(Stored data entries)
■ ■ ■ ■ ■
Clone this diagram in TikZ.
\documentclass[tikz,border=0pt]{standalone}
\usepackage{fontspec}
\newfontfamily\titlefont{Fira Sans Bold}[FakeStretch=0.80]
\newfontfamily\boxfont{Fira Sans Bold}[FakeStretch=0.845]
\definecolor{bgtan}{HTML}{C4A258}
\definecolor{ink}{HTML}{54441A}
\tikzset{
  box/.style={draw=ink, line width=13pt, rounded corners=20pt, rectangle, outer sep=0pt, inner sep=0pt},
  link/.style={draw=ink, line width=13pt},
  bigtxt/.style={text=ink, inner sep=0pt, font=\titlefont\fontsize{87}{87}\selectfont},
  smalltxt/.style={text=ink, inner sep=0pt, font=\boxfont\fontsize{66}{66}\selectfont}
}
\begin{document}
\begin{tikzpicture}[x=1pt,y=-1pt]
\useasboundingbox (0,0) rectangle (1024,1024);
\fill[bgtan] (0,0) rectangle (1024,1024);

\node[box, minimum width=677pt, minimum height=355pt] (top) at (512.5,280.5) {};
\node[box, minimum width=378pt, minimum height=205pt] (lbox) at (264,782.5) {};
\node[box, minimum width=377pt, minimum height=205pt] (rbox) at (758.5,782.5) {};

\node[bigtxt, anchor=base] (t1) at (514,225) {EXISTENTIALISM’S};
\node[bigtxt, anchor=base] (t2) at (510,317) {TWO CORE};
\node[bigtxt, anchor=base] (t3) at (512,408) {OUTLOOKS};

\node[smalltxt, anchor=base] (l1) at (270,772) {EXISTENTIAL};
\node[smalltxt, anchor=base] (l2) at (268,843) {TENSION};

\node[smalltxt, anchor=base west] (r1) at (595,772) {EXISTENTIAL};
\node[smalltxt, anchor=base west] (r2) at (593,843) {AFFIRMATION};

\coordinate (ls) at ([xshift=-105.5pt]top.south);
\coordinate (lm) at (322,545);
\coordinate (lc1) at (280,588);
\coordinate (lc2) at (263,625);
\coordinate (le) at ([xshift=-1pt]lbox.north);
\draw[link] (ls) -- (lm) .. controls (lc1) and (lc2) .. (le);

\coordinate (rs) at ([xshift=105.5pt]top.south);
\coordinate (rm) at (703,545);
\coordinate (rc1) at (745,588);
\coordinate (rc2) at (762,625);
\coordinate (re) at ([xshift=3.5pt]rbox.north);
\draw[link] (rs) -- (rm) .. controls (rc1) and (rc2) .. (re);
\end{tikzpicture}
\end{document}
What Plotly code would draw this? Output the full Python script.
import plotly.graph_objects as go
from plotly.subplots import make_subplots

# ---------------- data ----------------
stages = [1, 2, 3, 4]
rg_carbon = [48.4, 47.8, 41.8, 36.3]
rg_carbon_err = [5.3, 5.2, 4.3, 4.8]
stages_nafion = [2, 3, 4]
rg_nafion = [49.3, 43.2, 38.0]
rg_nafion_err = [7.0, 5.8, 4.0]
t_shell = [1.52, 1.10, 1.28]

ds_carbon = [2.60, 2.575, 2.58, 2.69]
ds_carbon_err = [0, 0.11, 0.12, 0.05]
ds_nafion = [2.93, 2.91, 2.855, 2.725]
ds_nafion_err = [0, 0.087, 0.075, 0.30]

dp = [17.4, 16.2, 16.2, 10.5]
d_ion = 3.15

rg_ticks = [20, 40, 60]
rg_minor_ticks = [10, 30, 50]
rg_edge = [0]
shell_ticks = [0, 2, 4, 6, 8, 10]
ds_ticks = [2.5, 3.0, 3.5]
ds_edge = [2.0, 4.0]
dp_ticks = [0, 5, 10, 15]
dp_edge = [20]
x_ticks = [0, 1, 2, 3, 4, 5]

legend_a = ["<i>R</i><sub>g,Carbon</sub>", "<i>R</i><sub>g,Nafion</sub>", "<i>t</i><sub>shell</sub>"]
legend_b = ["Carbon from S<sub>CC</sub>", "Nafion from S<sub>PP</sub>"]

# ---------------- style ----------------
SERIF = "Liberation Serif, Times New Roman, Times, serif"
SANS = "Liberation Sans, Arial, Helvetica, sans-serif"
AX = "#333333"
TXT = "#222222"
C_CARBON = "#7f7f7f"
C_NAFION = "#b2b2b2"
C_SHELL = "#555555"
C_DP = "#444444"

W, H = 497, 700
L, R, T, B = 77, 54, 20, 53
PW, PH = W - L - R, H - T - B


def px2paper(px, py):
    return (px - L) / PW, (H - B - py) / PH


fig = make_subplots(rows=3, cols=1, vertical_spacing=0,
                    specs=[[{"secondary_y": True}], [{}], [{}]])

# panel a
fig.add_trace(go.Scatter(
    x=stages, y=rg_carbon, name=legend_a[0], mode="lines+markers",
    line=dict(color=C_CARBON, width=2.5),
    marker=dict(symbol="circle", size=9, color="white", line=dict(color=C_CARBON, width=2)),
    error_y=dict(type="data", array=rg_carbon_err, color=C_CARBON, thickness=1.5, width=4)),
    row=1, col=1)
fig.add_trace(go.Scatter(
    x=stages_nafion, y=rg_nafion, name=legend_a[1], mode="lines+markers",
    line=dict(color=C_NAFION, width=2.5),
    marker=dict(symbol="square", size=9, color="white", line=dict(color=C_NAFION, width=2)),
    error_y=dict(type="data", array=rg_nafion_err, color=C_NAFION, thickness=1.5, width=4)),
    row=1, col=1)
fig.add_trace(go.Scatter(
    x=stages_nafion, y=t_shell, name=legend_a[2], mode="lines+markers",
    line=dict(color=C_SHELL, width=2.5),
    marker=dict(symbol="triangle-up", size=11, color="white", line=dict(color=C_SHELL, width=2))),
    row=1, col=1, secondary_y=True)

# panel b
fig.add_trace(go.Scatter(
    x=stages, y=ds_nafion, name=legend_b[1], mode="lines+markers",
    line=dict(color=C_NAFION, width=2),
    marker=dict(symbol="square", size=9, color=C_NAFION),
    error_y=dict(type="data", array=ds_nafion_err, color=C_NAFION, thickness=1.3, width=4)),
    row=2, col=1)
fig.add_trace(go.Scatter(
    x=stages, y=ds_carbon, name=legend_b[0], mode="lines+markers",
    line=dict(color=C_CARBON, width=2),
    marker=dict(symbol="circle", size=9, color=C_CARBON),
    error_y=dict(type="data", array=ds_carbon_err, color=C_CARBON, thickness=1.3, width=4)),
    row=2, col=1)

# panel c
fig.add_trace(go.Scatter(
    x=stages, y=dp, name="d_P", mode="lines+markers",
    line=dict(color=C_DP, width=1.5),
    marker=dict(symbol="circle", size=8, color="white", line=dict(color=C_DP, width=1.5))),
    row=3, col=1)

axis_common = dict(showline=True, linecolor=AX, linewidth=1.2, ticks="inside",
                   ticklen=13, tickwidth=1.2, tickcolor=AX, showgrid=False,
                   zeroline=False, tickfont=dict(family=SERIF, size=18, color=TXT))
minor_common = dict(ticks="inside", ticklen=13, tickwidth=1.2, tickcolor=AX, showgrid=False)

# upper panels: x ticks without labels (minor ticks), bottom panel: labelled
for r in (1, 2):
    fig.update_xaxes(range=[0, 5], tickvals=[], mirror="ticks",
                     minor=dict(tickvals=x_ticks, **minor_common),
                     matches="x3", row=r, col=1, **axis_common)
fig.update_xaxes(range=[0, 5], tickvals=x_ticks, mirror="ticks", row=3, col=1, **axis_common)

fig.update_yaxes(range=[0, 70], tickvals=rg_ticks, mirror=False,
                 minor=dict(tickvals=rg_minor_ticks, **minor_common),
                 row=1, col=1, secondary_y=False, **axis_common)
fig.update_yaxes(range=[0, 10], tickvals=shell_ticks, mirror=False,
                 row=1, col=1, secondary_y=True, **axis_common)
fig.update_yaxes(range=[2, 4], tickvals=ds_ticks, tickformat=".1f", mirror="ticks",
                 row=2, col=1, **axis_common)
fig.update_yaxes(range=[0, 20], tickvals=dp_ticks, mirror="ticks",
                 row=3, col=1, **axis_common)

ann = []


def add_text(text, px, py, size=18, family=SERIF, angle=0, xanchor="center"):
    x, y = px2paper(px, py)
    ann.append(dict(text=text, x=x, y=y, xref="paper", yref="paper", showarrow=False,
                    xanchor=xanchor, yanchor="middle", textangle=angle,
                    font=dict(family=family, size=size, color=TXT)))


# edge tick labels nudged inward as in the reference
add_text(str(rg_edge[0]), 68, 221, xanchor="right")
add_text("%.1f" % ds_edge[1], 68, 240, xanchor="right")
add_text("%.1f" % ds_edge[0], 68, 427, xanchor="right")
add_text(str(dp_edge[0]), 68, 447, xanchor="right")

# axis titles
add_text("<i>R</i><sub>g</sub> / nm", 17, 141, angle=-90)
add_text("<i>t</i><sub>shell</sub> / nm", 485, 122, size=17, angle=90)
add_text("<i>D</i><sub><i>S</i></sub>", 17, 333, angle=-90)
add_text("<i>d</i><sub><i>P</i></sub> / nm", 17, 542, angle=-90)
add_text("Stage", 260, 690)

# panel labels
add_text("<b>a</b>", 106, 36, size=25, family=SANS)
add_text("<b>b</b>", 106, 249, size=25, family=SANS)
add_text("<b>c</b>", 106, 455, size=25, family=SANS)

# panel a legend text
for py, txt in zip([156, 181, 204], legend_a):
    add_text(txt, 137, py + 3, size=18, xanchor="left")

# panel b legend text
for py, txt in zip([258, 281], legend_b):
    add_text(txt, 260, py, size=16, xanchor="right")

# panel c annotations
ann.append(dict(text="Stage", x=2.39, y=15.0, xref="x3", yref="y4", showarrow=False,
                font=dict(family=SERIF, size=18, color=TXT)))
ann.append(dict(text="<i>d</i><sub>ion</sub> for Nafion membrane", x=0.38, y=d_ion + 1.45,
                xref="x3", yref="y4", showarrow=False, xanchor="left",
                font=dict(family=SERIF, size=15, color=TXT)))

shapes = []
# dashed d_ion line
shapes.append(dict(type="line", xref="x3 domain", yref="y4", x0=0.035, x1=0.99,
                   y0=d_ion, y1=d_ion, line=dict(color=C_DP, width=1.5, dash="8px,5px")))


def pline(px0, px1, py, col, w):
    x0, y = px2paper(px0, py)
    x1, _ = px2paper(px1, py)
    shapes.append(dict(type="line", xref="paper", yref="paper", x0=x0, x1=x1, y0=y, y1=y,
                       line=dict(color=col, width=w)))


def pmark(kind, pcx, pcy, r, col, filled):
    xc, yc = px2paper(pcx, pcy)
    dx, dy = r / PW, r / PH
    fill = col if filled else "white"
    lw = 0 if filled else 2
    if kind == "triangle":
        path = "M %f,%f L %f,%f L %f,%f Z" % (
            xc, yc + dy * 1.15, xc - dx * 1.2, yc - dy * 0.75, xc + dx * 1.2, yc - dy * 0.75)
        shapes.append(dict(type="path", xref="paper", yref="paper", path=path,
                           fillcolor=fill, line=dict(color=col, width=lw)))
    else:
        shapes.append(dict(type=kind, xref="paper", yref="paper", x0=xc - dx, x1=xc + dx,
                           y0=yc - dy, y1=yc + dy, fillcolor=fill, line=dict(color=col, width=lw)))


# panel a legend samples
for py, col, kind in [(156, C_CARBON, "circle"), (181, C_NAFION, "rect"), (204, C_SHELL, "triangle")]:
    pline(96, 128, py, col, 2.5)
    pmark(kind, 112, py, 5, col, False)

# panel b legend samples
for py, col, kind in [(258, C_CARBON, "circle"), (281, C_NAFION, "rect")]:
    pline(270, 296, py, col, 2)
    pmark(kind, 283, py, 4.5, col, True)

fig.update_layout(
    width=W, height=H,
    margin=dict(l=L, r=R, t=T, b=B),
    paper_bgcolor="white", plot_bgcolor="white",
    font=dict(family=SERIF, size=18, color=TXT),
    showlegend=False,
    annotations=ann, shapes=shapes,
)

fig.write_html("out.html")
■ ■ ■ ■ ■
Extract exactly and only the lines above from the line containing "What Plotly code" through the line containing "t_shell = [1.52, 1.10, 1.28]", both end lines included.

What Plotly code would draw this? Output the full Python script.
import plotly.graph_objects as go
from plotly.subplots import make_subplots

# ---------------- data ----------------
stages = [1, 2, 3, 4]
rg_carbon = [48.4, 47.8, 41.8, 36.3]
rg_carbon_err = [5.3, 5.2, 4.3, 4.8]
stages_nafion = [2, 3, 4]
rg_nafion = [49.3, 43.2, 38.0]
rg_nafion_err = [7.0, 5.8, 4.0]
t_shell = [1.52, 1.10, 1.28]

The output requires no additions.